## RECORDED INFORMATION

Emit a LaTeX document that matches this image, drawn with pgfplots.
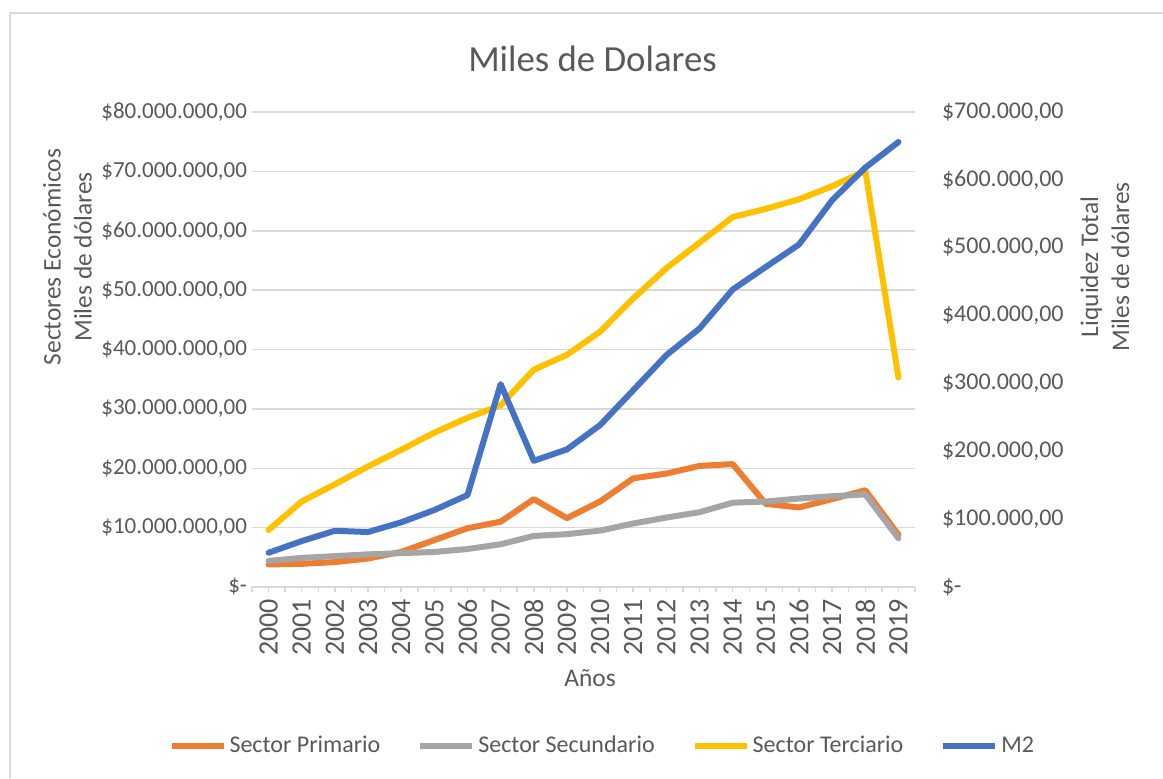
\documentclass[border=0pt]{standalone}
\usepackage{fontspec}
\setmainfont{Carlito}
\usepackage{pgfplots}
\usepackage{pgfplotstable}
\pgfplotsset{compat=1.18}

\definecolor{txt}{HTML}{595959}
\definecolor{gridc}{HTML}{D9D9D9}
\definecolor{cPrim}{HTML}{ED7D31}
\definecolor{cSec}{HTML}{A5A5A5}
\definecolor{cTer}{HTML}{FFC000}
\definecolor{cM2}{HTML}{4472C4}

% miles de dolares; i = 0 for 2000
\pgfplotstableread{
i  prim      sec       ter       m2
0  3800000   4400000   9600000   50500
1  3900000   4900000   14400000  67700
2  4200000   5200000   17300000  82900
3  4800000   5500000   20300000  81000
4  5900000   5700000   23100000  95300
5  7900000   5900000   26000000  113400
6  9900000   6400000   28500000  135500
7  11000000  7200000   30600000  299000
8  14800000  8600000   36600000  186000
9  11600000  8900000   39100000  202800
10 14400000  9500000   43000000  238600
11 18300000  10700000  48600000  290000
12 19100000  11700000  53700000  341700
13 20400000  12600000  58000000  381000
14 20700000  14200000  62300000  438400
15 14000000  14400000  63700000  471700
16 13400000  14900000  65300000  504700
17 14800000  15300000  67500000  570000
18 16300000  15600000  70100000  618000
19 8800000   8200000   35300000  655800
}\datos

\pgfplotsset{
    excelbase/.style = {
        scale only axis,
        width = 331.5bp, height = 237.5bp,
        xmin = -0.5, xmax = 19.5,
        ymin = 0,
        scaled y ticks = false,
        /pgf/number format/assume math mode = true,
        tick label style = {text = txt},
        y axis line style = {draw = none},
        ytick style = {draw = none},
    },
    serie/.style = {line width = 3bp, line join = round, line cap = round, no markers}
}

\begin{document}
% 1 unit = 1 pixel of the reference, origin at the plot area's lower left corner
\begin{tikzpicture}[x=0.5bp, y=0.5bp]
    \path[use as bounding box] (-252,-191) rectangle (911,587);
    \draw[gridc, line width=1bp] (-242,-191) -- (-242,574) -- (911,574);

    \begin{axis}[
        excelbase,
        ymax = 80000000,
        axis x line* = bottom,
        axis y line* = left,
        x axis line style = {gridc, line width = 0.75bp},
        ymajorgrids = true,
        grid style = {gridc, line width = 0.75bp},
        ytick = {0,10000000,...,80000000},
        yticklabels = {{\$-},{\$10.000.000,00},{\$20.000.000,00},{\$30.000.000,00},{\$40.000.000,00},{\$50.000.000,00},{\$60.000.000,00},{\$70.000.000,00},{\$80.000.000,00}},
        yticklabel style = {font = \fontsize{11.5bp}{11.5bp}\selectfont, anchor = east, xshift = 3.5bp},
        xtick = {0,...,19},
        xticklabels = {2000,2001,2002,2003,2004,2005,2006,2007,2008,2009,2010,2011,2012,2013,2014,2015,2016,2017,2018,2019},
        xticklabel style = {font = \fontsize{14bp}{14bp}\selectfont, rotate = 90, anchor = east},
        minor x tick num = 1,
        extra x ticks = {-0.5,19.5},
        extra x tick labels = {},
        tick align = outside,
        major tick length = 2.5bp,
        minor tick length = 2.5bp,
        x tick style = {gridc, line width = 0.75bp},
        legend columns = 4,
        legend style = {at = {(0.529,-0.3345)}, anchor = center, draw = none,
            font = \fontsize{12bp}{12bp}\selectfont, text = txt,
            nodes = {inner xsep = 1.5bp},
            /tikz/every odd column/.append style = {column sep = 0bp},
            /tikz/every even column/.append style = {column sep = 17bp}},
        legend image code/.code = {\draw[#1, line cap = butt] (0bp,0bp) -- (26bp,0bp);},
    ]
        \addplot[serie, color = cPrim] table[x = i, y = prim] {\datos};
        \addlegendentry{Sector Primario}
        \addplot[serie, color = cSec] table[x = i, y = sec] {\datos};
        \addlegendentry{Sector Secundario}
        \addplot[serie, color = cTer] table[x = i, y = ter] {\datos};
        \addlegendentry{Sector Terciario}
        \addlegendimage{serie, color = cM2}
        \addlegendentry{M2}
    \end{axis}

    \begin{axis}[
        excelbase,
        ymax = 700000,
        axis x line = none,
        axis y line* = right,
        ytick = {0,100000,...,700000},
        yticklabels = {{\$-},{\$100.000,00},{\$200.000,00},{\$300.000,00},{\$400.000,00},{\$500.000,00},{\$600.000,00},{\$700.000,00}},
        yticklabel style = {font = \fontsize{12bp}{12bp}\selectfont, anchor = west, xshift = 10bp},
    ]
        \addplot[serie, color = cM2] table[x = i, y = m2] {\datos};
    \end{axis}

    \node[text = txt, font = \fontsize{18.4bp}{18.4bp}\selectfont, anchor = base] at (340.5,515.3) {Miles de Dolares};
    \node[text = txt, font = \fontsize{12.7bp}{12.7bp}\selectfont] at (338,-91) {Años};
    \node[text = txt, rotate = 90, align = center, font = \fontsize{12.7bp}{15.5bp}\selectfont] at (-184.5,330) {Sectores Económicos\\Miles de dólares};
    \node[text = txt, rotate = 90, align = center, font = \fontsize{12.7bp}{15.5bp}\selectfont] at (853,320) {Liquidez Total\\Miles de dólares};
\end{tikzpicture}
\end{document}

## PROBLEM DESCRIPTION
Omit every picture while copying the listing above exactly.

## THE REPLY
Emit a LaTeX document that matches this image, drawn with pgfplots.
\documentclass[border=0pt]{standalone}
\usepackage{fontspec}
\setmainfont{Carlito}
\usepackage{pgfplots}
\usepackage{pgfplotstable}
\pgfplotsset{compat=1.18}

\definecolor{txt}{HTML}{595959}
\definecolor{gridc}{HTML}{D9D9D9}
\definecolor{cPrim}{HTML}{ED7D31}
\definecolor{cSec}{HTML}{A5A5A5}
\definecolor{cTer}{HTML}{FFC000}
\definecolor{cM2}{HTML}{4472C4}

% miles de dolares; i = 0 for 2000
\pgfplotstableread{
i  prim      sec       ter       m2
0  3800000   4400000   9600000   50500
1  3900000   4900000   14400000  67700
2  4200000   5200000   17300000  82900
3  4800000   5500000   20300000  81000
4  5900000   5700000   23100000  95300
5  7900000   5900000   26000000  113400
6  9900000   6400000   28500000  135500
7  11000000  7200000   30600000  299000
8  14800000  8600000   36600000  186000
9  11600000  8900000   39100000  202800
10 14400000  9500000   43000000  238600
11 18300000  10700000  48600000  290000
12 19100000  11700000  53700000  341700
13 20400000  12600000  58000000  381000
14 20700000  14200000  62300000  438400
15 14000000  14400000  63700000  471700
16 13400000  14900000  65300000  504700
17 14800000  15300000  67500000  570000
18 16300000  15600000  70100000  618000
19 8800000   8200000   35300000  655800
}\datos

\pgfplotsset{
    excelbase/.style = {
        scale only axis,
        width = 331.5bp, height = 237.5bp,
        xmin = -0.5, xmax = 19.5,
        ymin = 0,
        scaled y ticks = false,
        /pgf/number format/assume math mode = true,
        tick label style = {text = txt},
        y axis line style = {draw = none},
        ytick style = {draw = none},
    },
    serie/.style = {line width = 3bp, line join = round, line cap = round, no markers}
}

\begin{document}
% 1 unit = 1 pixel of the reference, origin at the plot area's lower left corner
\begin{tikzpicture}[x=0.5bp, y=0.5bp]
    \path[use as bounding box] (-252,-191) rectangle (911,587);
    \draw[gridc, line width=1bp] (-242,-191) -- (-242,574) -- (911,574);

    \begin{axis}[
        excelbase,
        ymax = 80000000,
        axis x line* = bottom,
        axis y line* = left,
        x axis line style = {gridc, line width = 0.75bp},
        ymajorgrids = true,
        grid style = {gridc, line width = 0.75bp},
        ytick = {0,10000000,...,80000000},
        yticklabels = {{\$-},{\$10.000.000,00},{\$20.000.000,00},{\$30.000.000,00},{\$40.000.000,00},{\$50.000.000,00},{\$60.000.000,00},{\$70.000.000,00},{\$80.000.000,00}},
        yticklabel style = {font = \fontsize{11.5bp}{11.5bp}\selectfont, anchor = east, xshift = 3.5bp},
        xtick = {0,...,19},
        xticklabels = {2000,2001,2002,2003,2004,2005,2006,2007,2008,2009,2010,2011,2012,2013,2014,2015,2016,2017,2018,2019},
        xticklabel style = {font = \fontsize{14bp}{14bp}\selectfont, rotate = 90, anchor = east},
        minor x tick num = 1,
        extra x ticks = {-0.5,19.5},
        extra x tick labels = {},
        tick align = outside,
        major tick length = 2.5bp,
        minor tick length = 2.5bp,
        x tick style = {gridc, line width = 0.75bp},
        legend columns = 4,
        legend style = {at = {(0.529,-0.3345)}, anchor = center, draw = none,
            font = \fontsize{12bp}{12bp}\selectfont, text = txt,
            nodes = {inner xsep = 1.5bp},
            /tikz/every odd column/.append style = {column sep = 0bp},
            /tikz/every even column/.append style = {column sep = 17bp}},
        legend image code/.code = {\draw[#1, line cap = butt] (0bp,0bp) -- (26bp,0bp);},
    ]
        \addplot[serie, color = cPrim] table[x = i, y = prim] {\datos};
        \addlegendentry{Sector Primario}
        \addplot[serie, color = cSec] table[x = i, y = sec] {\datos};
        \addlegendentry{Sector Secundario}
        \addplot[serie, color = cTer] table[x = i, y = ter] {\datos};
        \addlegendentry{Sector Terciario}
        \addlegendimage{serie, color = cM2}
        \addlegendentry{M2}
    \end{axis}

    \begin{axis}[
        excelbase,
        ymax = 700000,
        axis x line = none,
        axis y line* = right,
        ytick = {0,100000,...,700000},
        yticklabels = {{\$-},{\$100.000,00},{\$200.000,00},{\$300.000,00},{\$400.000,00},{\$500.000,00},{\$600.000,00},{\$700.000,00}},
        yticklabel style = {font = \fontsize{12bp}{12bp}\selectfont, anchor = west, xshift = 10bp},
    ]
        \addplot[serie, color = cM2] table[x = i, y = m2] {\datos};
    \end{axis}

    \node[text = txt, font = \fontsize{18.4bp}{18.4bp}\selectfont, anchor = base] at (340.5,515.3) {Miles de Dolares};
    \node[text = txt, font = \fontsize{12.7bp}{12.7bp}\selectfont] at (338,-91) {Años};
    \node[text = txt, rotate = 90, align = center, font = \fontsize{12.7bp}{15.5bp}\selectfont] at (-184.5,330) {Sectores Económicos\\Miles de dólares};
    \node[text = txt, rotate = 90, align = center, font = \fontsize{12.7bp}{15.5bp}\selectfont] at (853,320) {Liquidez Total\\Miles de dólares};
\end{tikzpicture}
\end{document}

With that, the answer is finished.